In writing for a fractured majority in Gebser v. Lago Vista, Justice Sandra Day O'Connor stated that even though harassment is "an all too common aspect of the educational experience," damages may not be recovered "unless an official of the school district ... has actual notice of, and is deliberately indifferent to, the teacher's misconduct."
In dissent, Justice John Paul Stevens argued the court should broadly interpret a 1972 federal law known as Title IX, which originally gave women students the right to participate in school sports on an equal basis with men. Since 1972, Mr. Stevens said, the court has ruled that the intent of Title IX goes far past the sexual discrimination it was originally intended to remedy and can include sexual-harassment charges.
"Many of these harassment cases are not going to get very far now," says Mark Tushnet of Georgetown University :Law School. "The court is reversing direction, saying it is unwilling to go past what Congress has authorized."
Origin of the case
Today's ruling stems from a case involving Star Gebser, who was 14 when she enrolled in a middle school program for gifted students in Lago Vista, Texas. The group attended a high school seminar on "great books" led by teacher Frank Waldrop. Ms. Gebser attended the school the next year and enrolled in a class taught by Mr. Waldrop, who began using suggestive language.
At one point, Waldrop visited Gebser's house ostensibly to give her a book, but ended up kissing and fondling her. She took a summer course with him. A sexual relationship began, though it did not take place on school property.
Waldrop taught courses that Gebser attended - and also began offering advanced courses that no one but the teenager enrolled in. In time, the relationship was discovered by a police officer who found the two naked in the woods together. Waldrop, who had earlier denied any wrongdoing, pleaded guilty to statutory rape.
In an element important to the court's ruling, two parents at one point visited the school's principal to complain about sexual remarks and imagery that several students noticed in class. The principal informed a guidance counselor, but did not report the grievance to the Lago Vista superintendent.
The Gebsers sued Lago Vista School District. The Fifth Circuit Court of Appeals eventually ruled that because the school did not know of the relationship, it was not liable.
Lawyers for the school district told the high court that it would be unfair to make employers legally responsible when they don't know.

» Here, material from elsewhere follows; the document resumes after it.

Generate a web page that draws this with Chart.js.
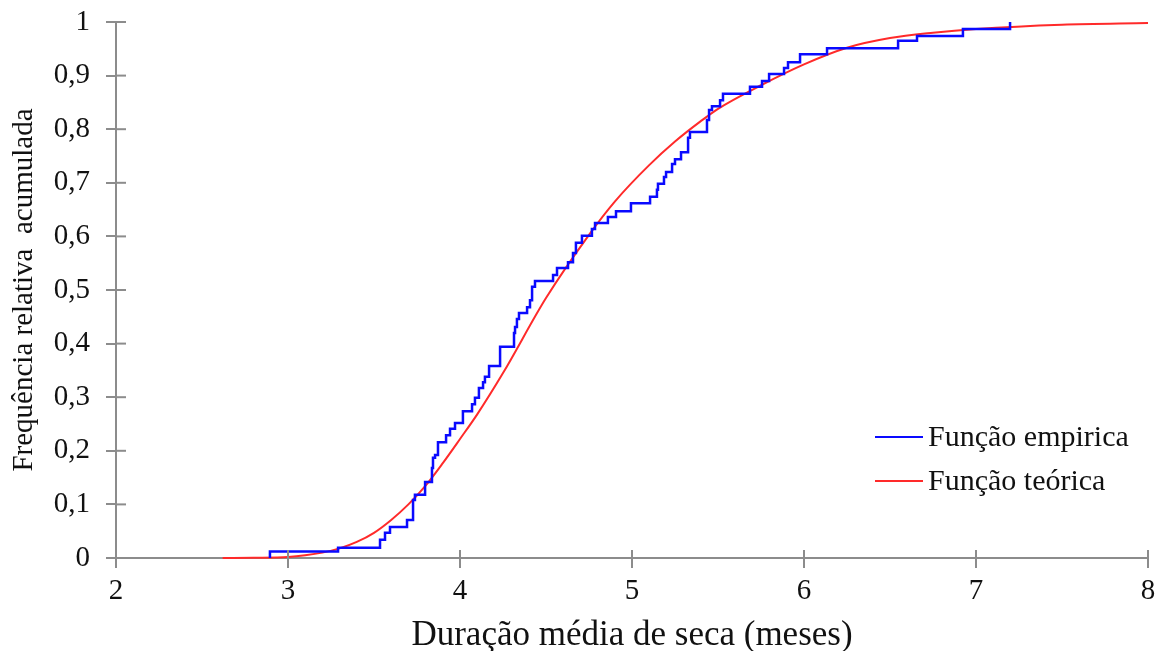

But the court also had been warned that letting unaware employers off the hook would reward "ostrich-like behavior." Indeed, lawyers for Gebser argued that a district should be held financially liable if it knew or should have known about sexual harassment, or if it had inadequate procedures to prevent, discover, and eradicate harassment.
Stevens's dissenting opinion accused the court of putting "protection of the school district's purse above the protection of immature high-school students."
The close 5-to-4 ruling was especially heartbreaking to women's groups around the country. "By a one-vote majority, this court takes away from students in this country an important avenue of redress," says Marsha Greenberger of the National Women's Law Center. "Sexual harassment is a serious problem that limits girls' aspirations."
Other harassment rulings
Earlier this spring, in another important decision, the justices ruled that members of the same sex can prosecute each other for unwelcome assault or harm that is sexual in nature.
The most potentially far-reaching harassment ruling of the term is still to be decided by the end of June. The court will weigh in on Ellerth v. Burlington, determining whether a sexual-misconduct suit can be brought against an employer for the behavior of a supervisor - even if the victim did not suffer a loss of job or pay.